# INFORMATION GIVEN

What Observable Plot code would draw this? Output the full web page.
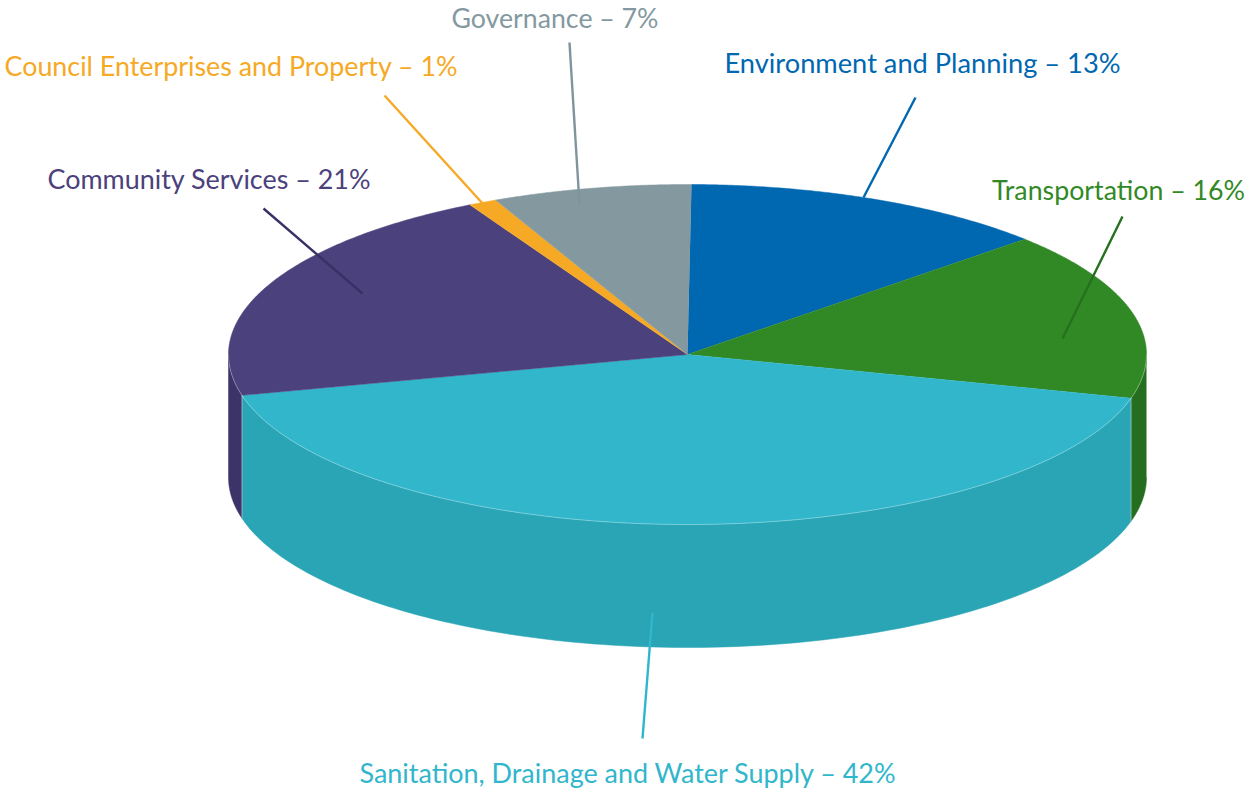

...

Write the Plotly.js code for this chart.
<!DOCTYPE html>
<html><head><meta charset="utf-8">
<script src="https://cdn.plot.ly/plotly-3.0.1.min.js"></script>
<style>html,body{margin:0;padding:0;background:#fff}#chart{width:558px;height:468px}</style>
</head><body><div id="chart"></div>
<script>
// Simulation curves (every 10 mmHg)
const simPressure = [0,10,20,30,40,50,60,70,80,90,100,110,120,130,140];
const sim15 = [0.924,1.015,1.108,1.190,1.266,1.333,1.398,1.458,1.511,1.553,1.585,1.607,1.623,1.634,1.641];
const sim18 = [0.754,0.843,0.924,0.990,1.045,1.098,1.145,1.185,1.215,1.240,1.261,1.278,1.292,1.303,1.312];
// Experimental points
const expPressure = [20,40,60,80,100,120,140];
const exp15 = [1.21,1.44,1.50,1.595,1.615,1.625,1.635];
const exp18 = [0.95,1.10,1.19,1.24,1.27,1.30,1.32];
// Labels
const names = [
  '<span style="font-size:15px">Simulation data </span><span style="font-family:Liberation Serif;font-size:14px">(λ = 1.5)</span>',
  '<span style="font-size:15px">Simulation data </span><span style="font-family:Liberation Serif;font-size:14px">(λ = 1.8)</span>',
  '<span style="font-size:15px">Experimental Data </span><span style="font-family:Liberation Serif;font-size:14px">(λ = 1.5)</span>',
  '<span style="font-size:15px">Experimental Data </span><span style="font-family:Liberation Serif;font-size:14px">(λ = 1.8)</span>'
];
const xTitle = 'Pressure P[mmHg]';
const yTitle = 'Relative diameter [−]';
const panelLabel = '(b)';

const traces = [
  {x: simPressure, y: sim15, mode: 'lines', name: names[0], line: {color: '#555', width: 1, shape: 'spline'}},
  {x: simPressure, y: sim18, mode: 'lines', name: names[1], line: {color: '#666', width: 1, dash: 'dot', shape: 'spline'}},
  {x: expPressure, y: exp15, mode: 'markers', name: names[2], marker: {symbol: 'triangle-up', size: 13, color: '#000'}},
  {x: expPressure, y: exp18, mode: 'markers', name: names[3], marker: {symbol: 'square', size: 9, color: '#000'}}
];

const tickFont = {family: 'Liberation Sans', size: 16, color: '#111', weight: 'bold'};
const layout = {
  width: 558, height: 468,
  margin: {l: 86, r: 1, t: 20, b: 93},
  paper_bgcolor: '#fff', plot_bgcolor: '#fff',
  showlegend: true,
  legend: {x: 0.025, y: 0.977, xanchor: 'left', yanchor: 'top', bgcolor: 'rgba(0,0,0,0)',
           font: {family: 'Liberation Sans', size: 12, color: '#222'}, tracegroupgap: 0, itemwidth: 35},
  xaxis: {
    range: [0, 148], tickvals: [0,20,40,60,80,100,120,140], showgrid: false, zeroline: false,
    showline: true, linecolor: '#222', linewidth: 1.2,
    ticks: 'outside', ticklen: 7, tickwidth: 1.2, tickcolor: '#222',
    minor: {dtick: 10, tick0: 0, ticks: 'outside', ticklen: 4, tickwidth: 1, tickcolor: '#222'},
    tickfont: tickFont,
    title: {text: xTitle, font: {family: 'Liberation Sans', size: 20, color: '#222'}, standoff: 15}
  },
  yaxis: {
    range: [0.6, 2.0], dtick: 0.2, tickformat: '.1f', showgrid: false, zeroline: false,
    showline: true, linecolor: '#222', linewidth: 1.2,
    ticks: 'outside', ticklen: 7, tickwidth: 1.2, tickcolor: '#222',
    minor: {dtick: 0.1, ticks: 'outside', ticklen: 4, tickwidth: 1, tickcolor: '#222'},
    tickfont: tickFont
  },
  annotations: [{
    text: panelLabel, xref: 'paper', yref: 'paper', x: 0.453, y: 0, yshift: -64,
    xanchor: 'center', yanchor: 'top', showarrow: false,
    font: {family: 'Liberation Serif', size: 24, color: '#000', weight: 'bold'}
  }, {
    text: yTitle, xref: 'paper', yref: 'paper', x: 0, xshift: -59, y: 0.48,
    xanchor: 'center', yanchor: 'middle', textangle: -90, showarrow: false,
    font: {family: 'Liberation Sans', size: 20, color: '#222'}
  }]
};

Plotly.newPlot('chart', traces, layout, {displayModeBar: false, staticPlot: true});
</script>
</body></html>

--

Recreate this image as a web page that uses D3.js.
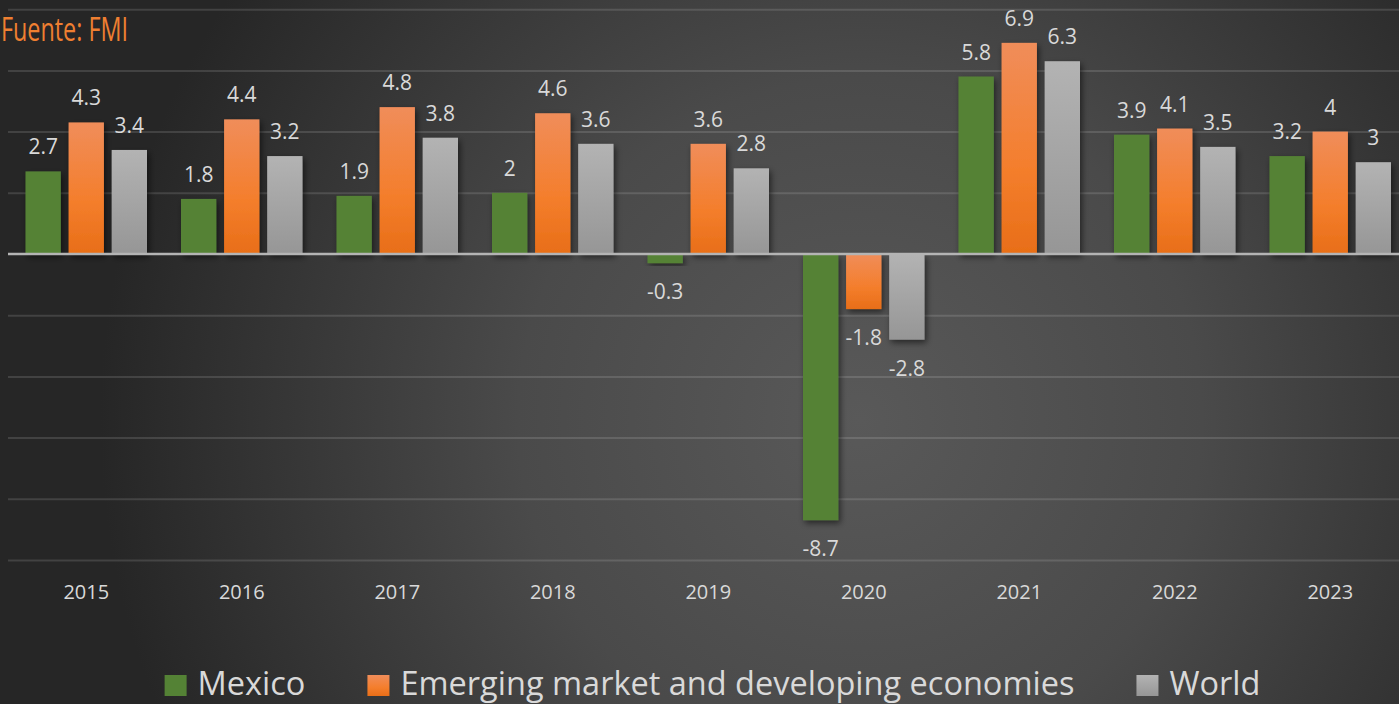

# WORK INSTRUCTIONS
Check each line of the data above for the string "this", then report how many lines have it, with no other words.

# RESULT
3